ついでだから、なぜ大疫神社を祇園さんと呼ぶのか書いておこう。清水へ祇園をよぎる桜月夜こよひ逢ふ人みなうつくしき(与謝野晶子)の祇園は京都市東山区の八坂神社のあるところである。また有名な祇園祭は八坂神社の夏祭りであるから、答えは八坂神社にある。大疫神社の祭神は須佐男之命、素戔嗚尊(すさのうのみこと)で、その総本社が八坂神社である。ただ、八坂神社という名は明治以降のことで、それまでは祇園社などと呼ばれていた。だから明治より前にできた大疫神社は八坂神社という名とは無縁である。それでは素戔嗚尊と聞きなれない大疫神社との関係はどうであろうか。これは、疫病流行時に行われた御霊会を起源とする祇園祭が10世紀ごろ祇園社の祭礼になったことから、素戔嗚尊や一緒に祭られていた牛頭天王が疫神となったという経緯がある。

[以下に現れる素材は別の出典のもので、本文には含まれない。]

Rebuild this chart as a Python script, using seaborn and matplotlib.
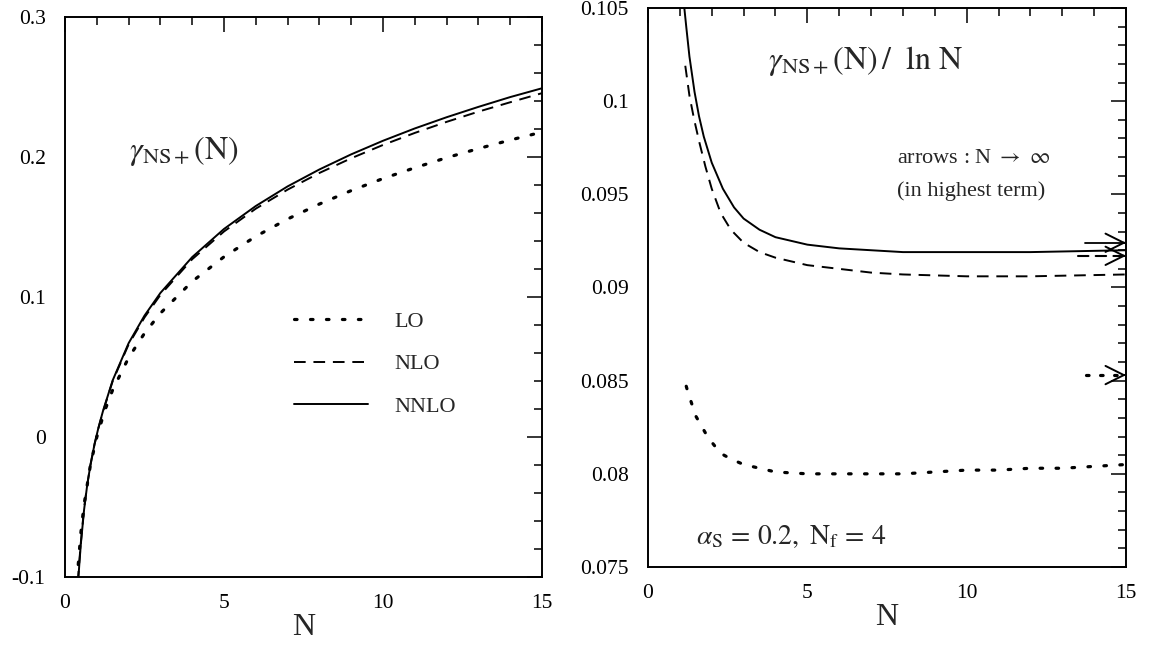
import matplotlib
matplotlib.use("Agg")
import matplotlib.pyplot as plt
import numpy as np
import pandas as pd
import seaborn as sns
from matplotlib.ticker import MultipleLocator

# ---------------- data ----------------
# left panel: gamma_NS+(N)
N_lo = [0.38, 0.4, 0.5, 0.6, 0.8, 1.0, 1.25, 1.5, 2, 2.5, 3, 4, 5, 6, 7, 8, 9, 10, 11, 12, 13, 14, 15]
g_lo = [-0.1025, -0.0957, -0.0682, -0.0482, -0.0199, 0.0, 0.0188, 0.0337, 0.0566, 0.0741, 0.0884,
        0.1111, 0.1287, 0.1433, 0.1557, 0.1664, 0.1760, 0.1846, 0.1923, 0.1995, 0.2060, 0.2121, 0.2178]

N_nlo = [0.4, 0.45, 0.5, 0.6, 0.7, 0.8, 0.93, 1.05, 1.2, 1.5, 2, 2.5, 3, 4, 5, 6, 7, 8, 9, 10, 11, 12, 13, 14, 15]
g_nlo = [-0.104, -0.089, -0.075, -0.051, -0.034, -0.020, -0.005, 0.0062, 0.0185, 0.0400, 0.0661, 0.0854,
         0.1015, 0.1270, 0.1468, 0.1631, 0.1767, 0.1886, 0.1991, 0.2086, 0.2172, 0.2251, 0.2324, 0.2391, 0.2456]

N_nnlo = [0.4, 0.45, 0.5, 0.6, 0.7, 0.8, 0.93, 1.05, 1.2, 1.5, 2, 2.5, 3, 4, 5, 6, 7, 8, 9, 10, 11, 12, 13, 14, 15]
g_nnlo = [-0.108, -0.091, -0.076, -0.052, -0.034, -0.020, -0.005, 0.0065, 0.0190, 0.0405, 0.0670, 0.0867,
          0.1029, 0.1285, 0.1486, 0.1650, 0.1790, 0.1911, 0.2019, 0.2116, 0.2204, 0.2284, 0.2358, 0.2428, 0.2491]

# right panel: gamma_NS+(N) / ln N
Nr_lo = [1.2, 1.25, 1.5, 1.8, 2, 2.28, 2.6, 3, 3.5, 4, 5, 6, 7, 8, 9, 10, 11, 12, 13, 14, 15]
r_lo = [0.0847, 0.0844, 0.0831, 0.0822, 0.0817, 0.0811, 0.0808, 0.0805, 0.0803, 0.0801, 0.0800, 0.0800,
        0.0800, 0.0800, 0.0801, 0.0802, 0.0802, 0.0803, 0.0803, 0.0804, 0.0805]

Nr_nlo = [1.17, 1.3, 1.45, 1.61, 1.8, 2.0, 2.28, 2.6, 3, 3.5, 4, 5, 6, 7, 8, 10, 12, 15]
r_nlo = [0.1019, 0.1003, 0.0990, 0.0978, 0.0965, 0.0953, 0.0940, 0.0931, 0.0924, 0.0919, 0.0916, 0.0912,
         0.0910, 0.0908, 0.0907, 0.0906, 0.0906, 0.0907]

Nr_nnlo = [1.14, 1.2, 1.3, 1.46, 1.6, 1.75, 2.0, 2.35, 2.7, 3.0, 3.5, 4, 5, 6, 7, 8, 10, 12, 15]
r_nnlo = [0.1050, 0.1040, 0.1024, 0.1005, 0.0992, 0.0981, 0.0967, 0.0953, 0.0943, 0.0937, 0.0931, 0.0927,
          0.0923, 0.0921, 0.0920, 0.0919, 0.0919, 0.0919, 0.0920]

# asymptotic values (arrows, N -> infinity in highest term)
asym_labels = ["LO", "NLO", "NNLO"]
asym_values = [0.0853, 0.0917, 0.0924]

legend_labels = ["LO", "NLO", "NNLO"]
xticks = [0, 5, 10, 15]
left_yticks = [-0.1, 0, 0.1, 0.2, 0.3]
left_yticklabels = ["-0.1", "0", "0.1", "0.2", "0.3"]
right_yticks = [0.075, 0.08, 0.085, 0.09, 0.095, 0.1, 0.105]
right_yticklabels = ["0.075", "0.08", "0.085", "0.09", "0.095", "0.1", "0.105"]

# ---------------- style ----------------
sns.set_theme(style="white")
plt.rcParams["font.family"] = ["Liberation Serif", "DejaVu Serif"]
plt.rcParams["mathtext.fontset"] = "stix"

fig = plt.figure(figsize=(11.55, 6.46), dpi=100)
ax1 = fig.add_axes([65 / 1155, 1 - 577 / 646, 477 / 1155, 560 / 646])
ax2 = fig.add_axes([648 / 1155, 1 - 567 / 646, 478 / 1155, 559 / 646])

dot_style = dict(color="black", linestyle=(0, (0.8, 4.2)), linewidth=2.3, dash_capstyle="round")
dash_style = dict(color="black", linestyle=(0, (6, 4)), linewidth=1.4)
solid_style = dict(color="black", linestyle="-", linewidth=1.4)

sns.lineplot(x=N_lo, y=g_lo, ax=ax1, label=legend_labels[0], sort=False, **dot_style)
sns.lineplot(x=N_nlo, y=g_nlo, ax=ax1, label=legend_labels[1], sort=False, **dash_style)
sns.lineplot(x=N_nnlo, y=g_nnlo, ax=ax1, label=legend_labels[2], sort=False, **solid_style)

sns.lineplot(x=Nr_lo, y=r_lo, ax=ax2, sort=False, **dot_style)
sns.lineplot(x=Nr_nlo, y=r_nlo, ax=ax2, sort=False, **dash_style)
sns.lineplot(x=Nr_nnlo, y=r_nnlo, ax=ax2, sort=False, **solid_style)

ax1.set_xlim(0, 15)
ax1.set_ylim(-0.1, 0.3)
ax2.set_xlim(0, 15)
ax2.set_ylim(0.075, 0.105)

for ax in (ax1, ax2):
    ax.set_xticks(xticks)
    ax.set_xticklabels([str(t) for t in xticks])
    ax.xaxis.set_minor_locator(MultipleLocator(1))
    ax.tick_params(which="both", direction="in", top=True, right=True, width=1.1,
                   colors="black", labelsize=15.5)
    ax.tick_params(which="major", length=11)
    ax.tick_params(which="minor", length=5.5)
    ax.tick_params(axis="x", pad=12)
    ax.tick_params(axis="y", pad=14)
    for s in ax.spines.values():
        s.set_linewidth(1.4)
        s.set_color("black")
    ax.set_xlabel("N", fontsize=23, labelpad=0)
    ax.set_ylabel("")
    ax.grid(False)

ax1.set_yticks(left_yticks)
ax1.set_yticklabels(left_yticklabels)
ax1.yaxis.set_minor_locator(MultipleLocator(0.02))
ax2.set_yticks(right_yticks)
ax2.set_yticklabels(right_yticklabels)
ax2.yaxis.set_minor_locator(MultipleLocator(0.001))

leg = ax1.legend(loc="center", bbox_to_anchor=(0.65, 0.38), frameon=False, fontsize=16,
                 handlelength=3.3, labelspacing=1.0, handletextpad=1.2)

ax1.text(0.135, 0.76, r"$\gamma_{\mathrm{NS+}}(\mathrm{N})$", transform=ax1.transAxes,
         fontsize=23, ha="left", va="center")
ax2.text(0.25, 0.905, r"$\gamma_{\mathrm{NS+}}(\mathrm{N})\,/\ \ \mathrm{ln\ N}$", transform=ax2.transAxes,
         fontsize=23, ha="left", va="center")
ax2.text(0.52, 0.73, r"arrows : N $\rightarrow$ $\infty$", transform=ax2.transAxes, fontsize=16,
         ha="left", va="center")
ax2.text(0.52, 0.672, "(in highest term)", transform=ax2.transAxes, fontsize=16,
         ha="left", va="center")
ax2.text(0.1, 0.055, r"$\alpha_{\mathrm{S}}\,=\,0.2,\ \mathrm{N}_{\mathrm{f}}\,=\,4$", transform=ax2.transAxes,
         fontsize=20, ha="left", va="center")

# arrows at the right edge of the right panel: shaft in the curve's style, open solid head
arrow_ls = [(0, (0.8, 3.6)), (0, (5, 3.5)), "-"]
arrow_lw = [2.3, 1.5, 1.3]
arrow_start = [13.75, 13.5, 13.7]
for v, ls, lw, x0 in zip(asym_values, arrow_ls, arrow_lw, arrow_start):
    ax2.plot([x0, 14.95], [v, v], color="black", linestyle=ls, linewidth=lw,
             dash_capstyle="round", clip_on=False)
    ax2.annotate("", xy=(15, v), xytext=(14.9, v),
                 arrowprops=dict(arrowstyle="->,head_length=1.1,head_width=0.55", color="black",
                                 linewidth=1.4, shrinkA=0, shrinkB=0),
                 annotation_clip=False)

fig.savefig("out.png", dpi=100, facecolor="white")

これらのことから他の神社でも、疫神、牛頭天王、素戔嗚尊(須佐男之命)を祭っていれば、八坂、祇園などの名が使われていることが理解できるであろう。
ふるさとの史跡をたずねて(120)
住吉神社 (因島外浦町三区)
ところで隠島神社は我が社であると主張する神社が複数存在するということは、授けられた従五位下という栄誉が忘れられ、隠島神社という名誉ある社名までも捨てられていたということであろうか。あるいは贈位の乱発によって、昨今の日本遺産・世界遺産とか各種の何々賞などの例でわかるように、その価値が急速に下落したのであろうか。従五位下の隠島神社がその地にそのままの名で存在していればこんな奇妙なことはおこらなかったはずである。そのおかげで、この史跡巡りも遠回りができるのではあるが・・。
さて、次の隠島神社の候補は外浦町の住吉神社である。ここへは島四国23番薬王寺を目指していけばよい。地蔵院の前の道を南の奥を目指す。住吉神社は航海や港の神だから、創建された頃はこのあたりまで海が迫っていたのだろう。外浦という漢字が示す音がどうであったにせよ、漢字の通り、地理的に見ても中庄の外港であったと考えて大きくは違っていないと思う。
また、住吉神社と地蔵院の間に金蓮寺跡があり、五輪塔やそれらの残欠が畑の隅にある。金蓮寺跡と中庄町の金蓮寺との関係は、今回は触れない。その元金蓮寺が住吉神社やその前身となる神社の神宮寺だったという考えは、神仏習合の時代が長かったことを思えば首肯できる。すなわち、それなりに繁栄した時代があったと考えられる。
その賑わいは港の衰退とともに消えていく。それは南にそびえる奥山に連なる山から流入する土砂の堆積によって、港の機能が低下したことに起因するのか、あるいは船や操船術の進歩によってその役割を終えたのかは、わからない。いずれにせよ、その後埋立や干拓が進み海岸から遠く隔たったところに住吉神社が存在するのである。
近くの堂崎山は南北朝の動乱のころ賑わったのは確かだろう。しかし、それと住吉神社周辺の賑わいとは異なる。地蔵院から堂崎山へ登る道々周囲の谷間の広さは意外であったが、私が初めて住吉神社を訪ねた時は大木は切株が残っているだけで、周囲も次第に山林に復しているような状況であったから、古い時代のことは、ここに書けるほど想像できない。